In a civil action by the taxpayer to recover a deficiency paid under protest, we have recently held that the taxpayer must establish the facts from which a correct determination of his tax liability can be made. In other words, "`His claim is for money paid and he must show that every dollar he recovers is unjustly withheld. So it is not enough merely to prove that the tax as a whole was unlawful; some of the dollars he paid may nevertheless have been due.'" Decker v. Korth, 10 Cir., 219 F.2d 732, 737, quoting Taylor v. Commissioner, 2 Cir., 70 F.2d 619, 621.

6

In the course of his investigation for the taxable years in question, the revenue agent, upon finding that the taxpayer had kept no formal books of record on his business, reconstructed his income based upon the net worth method. By such method the agent discovered that the appellants had understated their income, resulting in a deficiency assessment in the amount of $1,971.76 in 1946 and $4,867.59 in 1947, as to each appellant. By cross-examination of the government agent, the taxpayer developed certain inaccuracies in the agent's computation of the opening net worth, and also that certain deductible items had been included in the computation of the tax. By their own accountant they also pointed out what are said to be obvious errors and inaccuracies in the government's computation. But, they offered no evidence tending to establish the amount of their tax liability as a basis for recovery of refund.

7

The case was submitted to the jury on instructions to which there was no objection.
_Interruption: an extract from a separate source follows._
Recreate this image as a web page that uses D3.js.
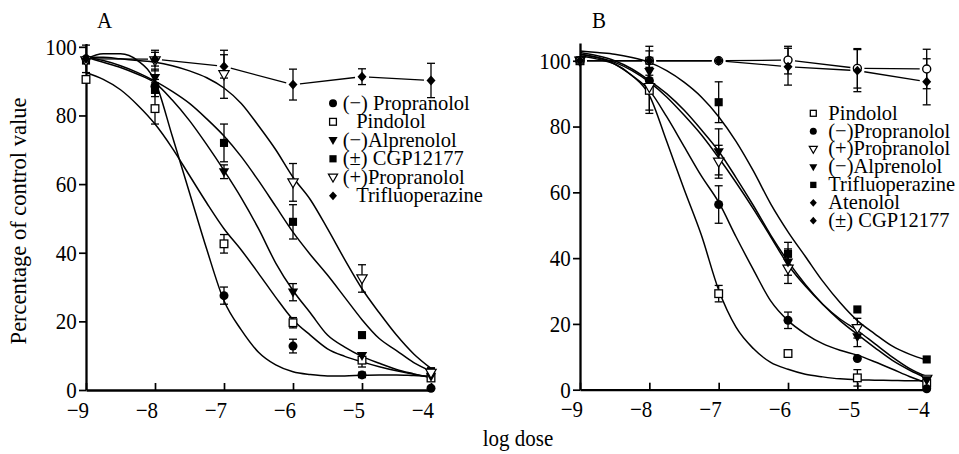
<!DOCTYPE html>
<html><head><meta charset="utf-8">
<script src="https://cdn.jsdelivr.net/npm/d3@7"></script>
<style>
body{margin:0;background:#fff;}
text{font-family:"Liberation Serif","Times New Roman",Times,serif;fill:#000;}
</style></head><body>
<svg id="chart" width="959" height="454"></svg>
<script>
// ---------- shared data ----------
const doses = [-9, -8, -7, -6, -5, -4];
const fitDoses = [-9, -8.75, -8.5, -8.25, -8, -7.75, -7.5, -7.25, -7, -6.75, -6.5, -6.25, -6, -5.75, -5.5, -5.25, -5, -4.75, -4.5, -4.25, -4];
const xTickValues = [-9, -8, -7, -6, -5, -4];
const yTickValues = [0, 20, 40, 60, 80, 100];
const xTitle = "log dose";
const yTitle = "Percentage of control value";

// ---------- panel A ----------
const aLabels = ["(−) Propranolol", "Pindolol", "(−)Alprenolol", "(±) CGP12177", "(+)Propranolol", "Trifluoperazine"];
const aPropranolol    = [96.5, 88.5, 27.5, 12.8, 4.4, 0.5];
const aPropranololErr = [0, 2, 2.5, 2, 0.8, 0];
const aPropranololFit = [96.5, 98, 98, 96, 90, 74, 57.5, 41, 26, 17.5, 11, 7.3, 5.3, 4.5, 4.1, 4.1, 4.3, 4.4, 4.4, 4.2, 4];
const aPindolol       = [90.5, 82, 42.6, 19.6, 8.7, 3.5];
const aPindololErr    = [0, 4.5, 2.7, 1.5, 2, 0];
const aPindololFit    = [92.5, 90.5, 87.5, 83, 77.5, 70.5, 62.5, 54.5, 47, 40.8, 34, 27, 20.5, 16, 12, 9.8, 8.2, 6.8, 5.6, 4.6, 3.8];
const aAlprenolol     = [96, 91, 63.6, 28.5, 10, 4];
const aAlprenololErr  = [0, 2.5, 2, 2.5, 0, 0];
const aAlprenololFit  = [97, 95.5, 94, 92, 89.5, 84.5, 78.5, 71.5, 64, 56, 47, 37, 29, 22.5, 16, 12.5, 9.8, 7.8, 6, 4.7, 3.5];
const aCGP            = [96, 87.5, 72, 49, 16, 5.5];
const aCGPErr         = [0, 2, 5.5, 5, 0, 0];
const aCGPFit         = [97, 96, 94.5, 92.5, 90, 87, 83.5, 79, 74, 68, 61, 53.5, 46, 39.5, 33.5, 27, 20.5, 15, 11.5, 8, 5.5];
const aPlusProp       = [96, 96, 92, 60.5, 32.5, 5];
const aPlusPropErr    = [0, 3, 7, 5.5, 4, 0];
const aPlusPropFit    = [97, 97, 96.5, 96, 95.5, 94.5, 93, 91, 88, 83.5, 77, 70, 62, 55.5, 47, 38, 29.5, 22.5, 16, 10.5, 6.3];
const aTrifluo        = [96.5, 96.4, 94.3, 89, 91.3, 90.2];
const aTrifluoErr     = [4, 2, 3.4, 4.5, 2.3, 5];

// ---------- panel B ----------
const bLabels = ["Pindolol", "(−)Propranolol", "(+)Propranolol", "(−)Alprenolol", "Trifluoperazine", "Atenolol", "(±) CGP12177"];
const bPindolol       = [100, 91, 29.2, 11, 3.6, 2];
const bPindololErr    = [0, 7, 2.5, 0, 2.5, 0];
const bPindololFit    = [101.5, 100.5, 99, 95.5, 89.5, 75.5, 61, 47, 30.3, 19, 12.5, 8.3, 6.2, 4.7, 3.9, 3.3, 3.0, 2.9, 2.8, 2.7, 2.7];
const bPropranolol    = [100, 94, 56.3, 21.1, 9.5, 0.3];
const bPropranololErr = [0, 9, 5.7, 2.5, 0, 0];
const bPropranololFit = [102, 101, 99, 95.5, 91, 83, 74, 65, 57, 46.5, 36.5, 27, 21, 17, 14, 12, 10.5, 8.5, 6.3, 4, 2];
const bPlusProp       = [100, 92, 69.3, 36.8, 18.7, 3.3];
const bPlusPropErr    = [0, 0, 5, 4.5, 3, 0];
const bPlusPropFit    = [102, 101, 99.5, 97, 93.5, 89, 83.5, 77.5, 70.5, 63, 55, 46.5, 38, 31.5, 26, 21.5, 18, 14, 10, 6.5, 4];
const bAlprenolol     = [100, 96.7, 72.3, 38.8, 16.1, 3];
const bAlprenololErr  = [0, 3, 7, 4, 3, 0];
const bAlprenololFit  = [102.5, 101.5, 100, 97.5, 94, 90, 85, 79, 72.5, 64.5, 56, 47, 39, 32, 26, 21, 16.8, 12.8, 9, 6, 3.5];
const bTrifluo        = [100, 100, 87.4, 41.3, 24.4, 9.2];
const bTrifluoErr     = [0, 4.4, 6.2, 3.5, 0, 0];
const bTrifluoFit     = [103, 102.5, 102, 101, 99.5, 97, 93.5, 89, 83, 75.5, 66.5, 56.5, 48, 40.5, 33, 26.5, 21, 17, 13.3, 10.8, 9];
const bAtenolol       = [100, 100, 100, 98.2, 97, 93.6];
const bAtenololErr    = [0, 0, 0, 5.6, 6.4, 7];
const bCGP            = [100, 100, 100, 100.2, 97.7, 97.5];
const bCGPErr         = [0, 0, 0, 4.2, 6, 6];

// ---------- series tables ----------
const seriesA = [
  {name: aLabels[0], mark: "circle",     legendMark: "circle",     vals: aPropranolol, errs: aPropranololErr, fit: aPropranololFit},
  {name: aLabels[1], mark: "opensquare", legendMark: "opensquare", vals: aPindolol,    errs: aPindololErr,    fit: aPindololFit},
  {name: aLabels[2], mark: "tri",        legendMark: "tri",        vals: aAlprenolol,  errs: aAlprenololErr,  fit: aAlprenololFit},
  {name: aLabels[3], mark: "square",     legendMark: "square",     vals: aCGP,         errs: aCGPErr,         fit: aCGPFit},
  {name: aLabels[4], mark: "opentri",    legendMark: "opentri",    vals: aPlusProp,    errs: aPlusPropErr,    fit: aPlusPropFit},
  {name: aLabels[5], mark: "diamond",    legendMark: "diamond",    vals: aTrifluo,     errs: aTrifluoErr,     fit: null, connect: true}
];
const seriesB = [
  {name: bLabels[0], mark: "opensquare", legendMark: "opensquare", vals: bPindolol,    errs: bPindololErr,    fit: bPindololFit},
  {name: bLabels[1], mark: "circle",     legendMark: "circle",     vals: bPropranolol, errs: bPropranololErr, fit: bPropranololFit},
  {name: bLabels[2], mark: "opentri",    legendMark: "opentri",    vals: bPlusProp,    errs: bPlusPropErr,    fit: bPlusPropFit},
  {name: bLabels[3], mark: "tri",        legendMark: "tri",        vals: bAlprenolol,  errs: bAlprenololErr,  fit: bAlprenololFit},
  {name: bLabels[4], mark: "square",     legendMark: "square",     vals: bTrifluo,     errs: bTrifluoErr,     fit: bTrifluoFit},
  {name: bLabels[6], mark: "opencircle", legendMark: "diamond",    vals: bCGP,         errs: bCGPErr,         fit: null, connect: true, legendIndex: 6},
  {name: bLabels[5], mark: "diamond",    legendMark: "diamond",    vals: bAtenolol,    errs: bAtenololErr,    fit: null, connect: true, legendIndex: 5}
];

// ---------- layout ----------
const SY = 1.1;
const FS = 21;
const LFS = 20.5;
const LSY = 1.04;
const panels = [
  {id: "A", series: seriesA, x0: 86, x1: 431, y0: 390, y1: 43.4, yMax: 101,
   labelX: 97, legendX: 333, legendY: 103.3, legendDy: 18.5, textX: 342.7, plainIndent: 13.5, legendSize: 8},
  {id: "B", series: seriesB, x0: 580, x1: 926.7, y0: 389.7, y1: 43, yMax: 105.4,
   labelX: 592, legendX: 813.3, legendY: 113.3, legendDy: 17.9, textX: 828.3, plainIndent: 0, legendSize: 7}
];

const svg = d3.select("#chart");

function txt(g, str, x, y, anchor, size, sy) {
  return g.append("text")
    .attr("transform", `translate(${x},${y}) scale(1,${sy})`)
    .attr("text-anchor", anchor)
    .style("font-size", size + "px")
    .text(str);
}

function drawMarker(g, type, cx, cy, s) {
  const h = s / 2;
  if (type === "circle") {
    g.append("circle").attr("cx", cx).attr("cy", cy).attr("r", h).attr("fill", "#000");
  } else if (type === "opencircle") {
    g.append("circle").attr("cx", cx).attr("cy", cy).attr("r", h - 0.5)
      .attr("fill", "#fff").attr("stroke", "#000").attr("stroke-width", 1.4);
  } else if (type === "square") {
    g.append("rect").attr("x", cx - h * 0.9).attr("y", cy - h * 0.9).attr("width", s * 0.9).attr("height", s * 0.9).attr("fill", "#000");
  } else if (type === "opensquare") {
    g.append("rect").attr("x", cx - h * 0.85).attr("y", cy - h * 0.85).attr("width", s * 0.85).attr("height", s * 0.85)
      .attr("fill", "#fff").attr("stroke", "#000").attr("stroke-width", 1.3);
  } else if (type === "tri" || type === "opentri") {
    const p = `M${cx - h * 1.15},${cy - h * 0.8}L${cx + h * 1.15},${cy - h * 0.8}L${cx},${cy + h * 1.2}Z`;
    const el = g.append("path").attr("d", p);
    if (type === "tri") el.attr("fill", "#000");
    else el.attr("fill", "#fff").attr("stroke", "#000").attr("stroke-width", 1.2).attr("stroke-linejoin", "miter");
  } else if (type === "diamond") {
    const p = `M${cx},${cy - h * 1.1}L${cx + h},${cy}L${cx},${cy + h * 1.1}L${cx - h},${cy}Z`;
    g.append("path").attr("d", p).attr("fill", "#000");
  }
}

panels.forEach(P => {
  const g = svg.append("g");
  const x = d3.scaleLinear().domain([-9, -4]).range([P.x0, P.x1]);
  const y = d3.scaleLinear().domain([0, P.yMax]).range([P.y0, P.y1]);

  // axes
  const yAxis = g.append("g").attr("transform", `translate(${P.x0},0)`)
    .call(d3.axisLeft(y).tickValues(yTickValues).tickSizeInner(7).tickSizeOuter(0).tickPadding(0)
      .tickFormat(d3.format("d")));
  yAxis.select(".domain").attr("stroke-width", 2.3);
  yAxis.selectAll(".tick line").attr("stroke-width", 1.7);
  yAxis.selectAll(".tick text")
    .attr("x", null).attr("dy", null).attr("y", null)
    .attr("transform", `translate(-9.3,7.3) scale(1,${SY})`)
    .attr("text-anchor", "end")
    .style("font-size", FS + "px")
    .style("font-family", '"Liberation Serif",serif');

  const xAxis = g.append("g").attr("transform", `translate(0,${P.y0})`)
    .call(d3.axisBottom(x).tickValues(xTickValues).tickSizeInner(-7).tickSizeOuter(0)
      .tickFormat(d3.format("d")));
  xAxis.select(".domain").attr("stroke-width", 2.3);
  xAxis.selectAll(".tick line").attr("stroke-width", 1.7);
  xAxis.selectAll(".tick text")
    .attr("x", null).attr("dy", null).attr("y", null)
    .attr("transform", `translate(2.5,27.5) scale(1,${SY})`)
    .attr("text-anchor", "end")
    .style("font-size", FS + "px")
    .style("font-family", '"Liberation Serif",serif');
  g.selectAll(".domain").attr("stroke", "#000");

  // panel label
  txt(g, P.id, P.labelX, 28.3, "start", FS, SY);

  const plot = g.append("g");
  const line = d3.line().x(d => x(d[0])).y(d => y(d[1])).curve(d3.curveMonotoneX);

  // fitted curves
  P.series.forEach(s => {
    if (!s.fit) return;
    plot.append("path").datum(fitDoses.map((d, i) => [d, s.fit[i]]))
      .attr("d", line).attr("fill", "none").attr("stroke", "#000").attr("stroke-width", 1.5);
  });
  // connecting lines (gapped near markers)
  P.series.forEach(s => {
    if (!s.connect) return;
    for (let i = 0; i < doses.length - 1; i++) {
      const xa = x(doses[i]), ya = y(s.vals[i]), xb = x(doses[i + 1]), yb = y(s.vals[i + 1]);
      const L = Math.hypot(xb - xa, yb - ya), gap = 7;
      const ux = (xb - xa) / L, uy = (yb - ya) / L;
      plot.append("line")
        .attr("x1", xa + ux * gap).attr("y1", ya + uy * gap)
        .attr("x2", xb - ux * gap).attr("y2", yb - uy * gap)
        .attr("stroke", "#000").attr("stroke-width", 1.3);
    }
  });
  // error bars
  P.series.forEach(s => {
    doses.forEach((d, i) => {
      const e = s.errs[i];
      if (!e) return;
      const cx = x(d), top = y(s.vals[i] + e), bot = y(s.vals[i] - e);
      plot.append("line").attr("x1", cx).attr("x2", cx).attr("y1", top).attr("y2", bot)
        .attr("stroke", "#000").attr("stroke-width", 1.3);
      [top, bot].forEach(yy => plot.append("line").attr("x1", cx - 4).attr("x2", cx + 4)
        .attr("y1", yy).attr("y2", yy).attr("stroke", "#000").attr("stroke-width", 1.3));
    });
  });
  // markers
  P.series.forEach(s => {
    doses.forEach((d, i) => drawMarker(plot, s.mark, x(d), y(s.vals[i]), 9));
  });

  // legend
  const lg = g.append("g");
  P.series.forEach((s, k) => {
    const idx = s.legendIndex !== undefined ? s.legendIndex : k;
    const my = P.legendY + idx * P.legendDy;
    drawMarker(lg, s.legendMark, P.legendX, my, P.legendSize);
    const indent = s.name.startsWith("(") ? 0 : P.plainIndent;
    txt(lg, s.name, P.textX + indent, my + 6.3, "start", LFS, LSY);
  });
});

// axis titles
txt(svg, xTitle, 518, 446, "middle", FS, SY);
svg.append("text")
  .attr("transform", "translate(26,221) rotate(-90)")
  .attr("text-anchor", "middle")
  .style("font-size", "22.5px")
  .text(yTitle);
</script>
</body></html>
The jury was told that the burden of proof rested upon the plaintiffs to establish all the allegations of their complaint by a preponderance of the evidence; that if they had established by a preponderance of the evidence that they did correctly report their income in 1946 and 1947, and their method of accounting correctly reflected their income, they were entitled to the amount of refund which they sought. The jury was not asked to compute the tax based upon proof. Indeed, the case was submitted to the jury on a general form of verdict without objection by either party. The verdict of the jury was for the government, and the judgment thereon is affirmed.